ILUSTRACIÓN | NANA PEZ

Acaban de regalarme un reloj de arena. Sí, amiguitos y amiguitas, un reloj de arena es ese instrumento mecánico que sirve para medir un determinado período de tiempo. Tiene dos receptáculos de vidrio conectados entre sí permitiendo el flujo de arena desde el situado en la parte superior al de la inferior. A quienes no lo hayan visto en vivo y en directo les remito a esos dibujitos que aparecen girando sobre sí mismos cuando en ocasiones cambiamos de pantalla en un ordenador personal o intentamos arrancar una aplicación. Los hay de diferentes tamaños y, por tanto, de cantidad de arena que pasa de un lugar a otro, lo que permite delimitar claramente el principio y el final del periodo de tiempo en el que se requiere concentración.

Paso del tiempo

Desconozco la intencionalidad profunda que anidaba en quien me ofreció el obsequio, porque el tiempo de duración del que desde hace unos días está sobre mi mesa de trabajo es de quince minutos. Ni más… ni menos. Un espacio suficiente para que la vista se me nuble si quiero seguir el ritmo con el que esos granos de arena se derraman desde el cubículo de arriba al de abajo. La donante me ha confesado que era una invitación a ser consciente de la realidad, a reconocer el paso del tiempo y a valorar el silencio. Sí, como suena. La paz, el sosiego o la tranquilidad, esos instrumentos imperceptibles y tan repletos de valor. Esos lujosos instantes que a menudo anhelamos pero que, en buena parte de las ocasiones, eludimos porque nos ponen en un brete. Menudo despropósito.

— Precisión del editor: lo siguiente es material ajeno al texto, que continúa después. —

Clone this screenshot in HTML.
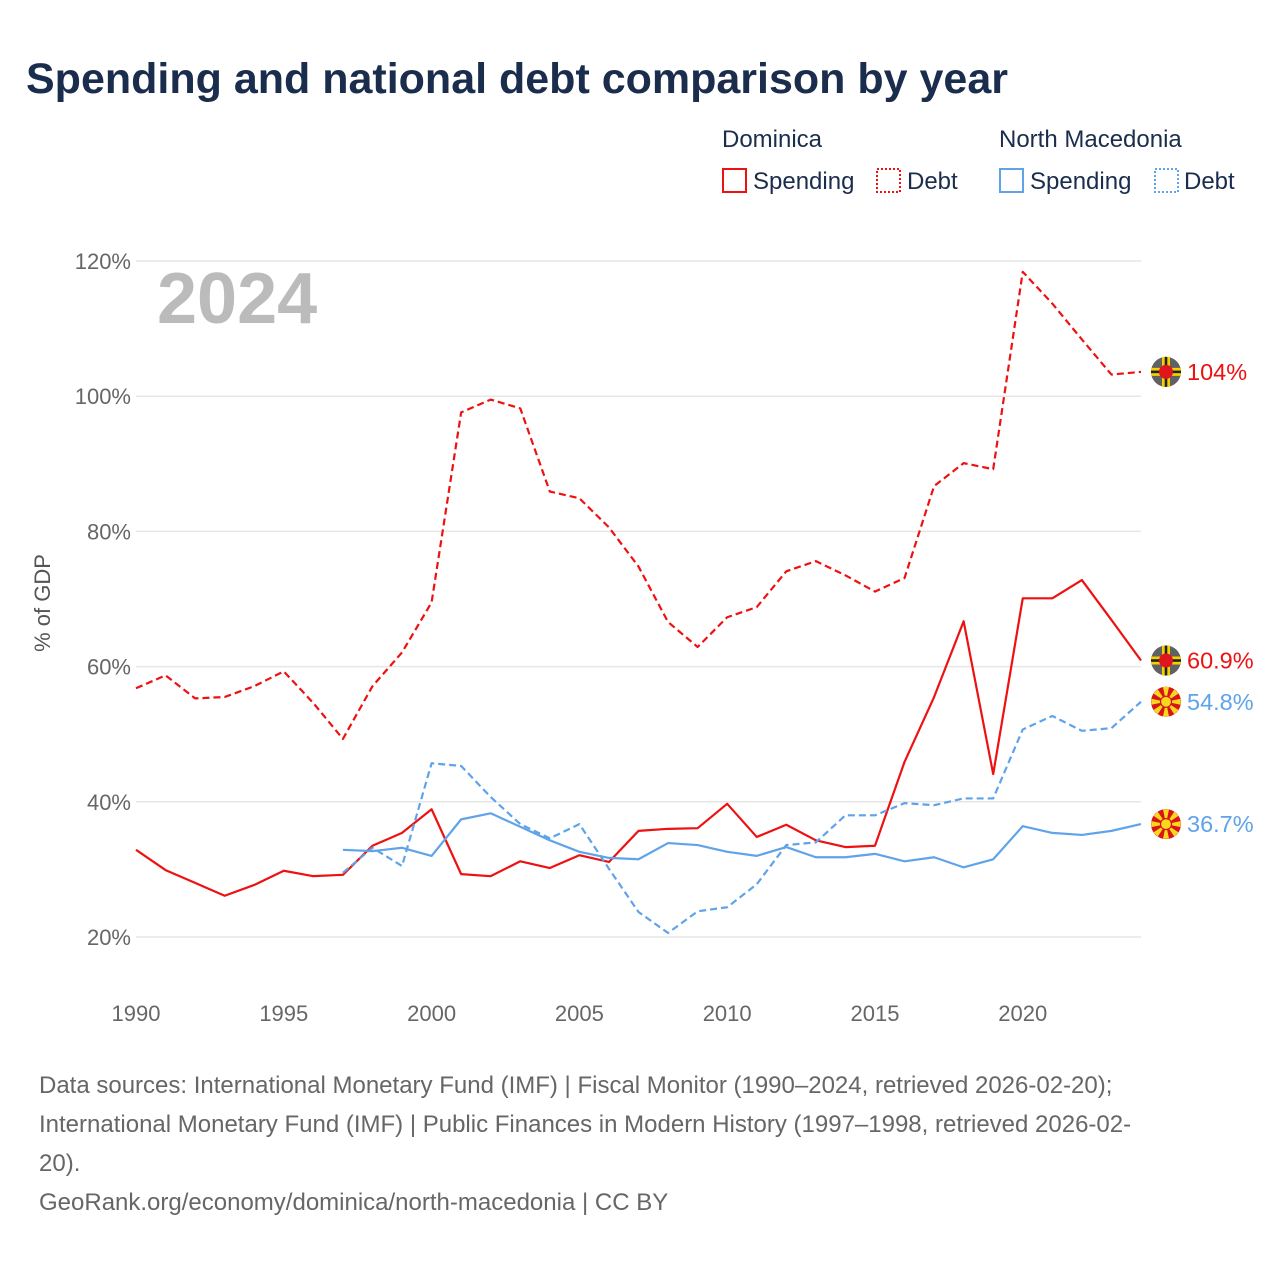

Guardar silencio en estos tiempos convulsos y de polarización no es un hábito que goce de gran predicamento

No es más verdad que esa sentencia atribuida a Aristóteles de que uno es dueño de sus silencios y esclavo de sus palabras, en cuanto que nos sitúa en una posición de control de situaciones y, sobre todo, de las emociones que se disparan en multitud de momentos. Porque en innumerables circunstancias tendríamos que habernos mordido la lengua antes que destapar nuestras cartas. Pero guardar silencio, máxime en estos momentos de convulsiones políticas y sociales, no es un hábito que goce de gran predicamento. Todo lo contrario. Cuanto más ocurrente sea una respuesta ante una situación de enfrentamiento o debate quien ejerce ese papel dominante parece ganar más terreno. Lamentablemente es así, pero el precio que a menudo hay que pagar es muy alto.

Menudo dilema

Una amiga me confesaba hace unos días que en el silencio de una capilla que permanece abierta día y noche había encontrado un poco de sosiego ante lo que bullía en su interior. Toda su vida ha girado en estar ahí, siempre dispuesta para resolver los problemas de los demás, fueran sus hermanos, sus padres, sus hijos o el resto del mundo mundial. ¿Y a mí cuándo me toca?, se interrogaba. ¿Por qué no ha encontrado antes un lugar para mirarse a sí misma y disponer de la posibilidad, incluso, de equivocarse en su camino? Menudo dilema, con el agravante de que había sido educada en la creencia de que si se preocupaba de ella misma era una egoísta y contravenía los designios de no se sabe bien qué ser superior que nos juzgaba por ello. Esas disyuntivas morales, en las que la culpa aparecía cuando menos la esperaban, le había acompañado toda su vida.

Hombres grises

Esa niña había querido ser un día un hombre cuando su padre la había interrogado sobre su futuro. Un varón para no tener que hacerse cargo de sus hermanos pequeños y compartir habitación sin tener que avergonzarse por ello. Y además, en ese tercer grado al que la sometió su progenitor manifestó su deseo de poder convertirse en vagabundo con el fin de saborear lo que supone no depender de nadie ni de las circunstancias que la atenazaban a diario. Estoy seguro de que, sin saberlo de antemano, querría haber sido Momo, la protagonista de la novela de Michael Ende, que solo con escuchar conseguía que todos se sintieran mejor. Tampoco se dejaría engañar por la promesa de los hombres grises de que ahorrar tiempo es lo mejor que se puede hacer, lo que provocaba que, poco a poco, nadie tuviese tiempo ni para jugar con los niños.    

No me extraña que el silencio se haya convertido en el período más nutritivo de su existencia. De la suya y de la nuestra. Un territorio en el que reencontrarse con esas voces apagadas durante tantas estaciones atravesadas por relojes de arena.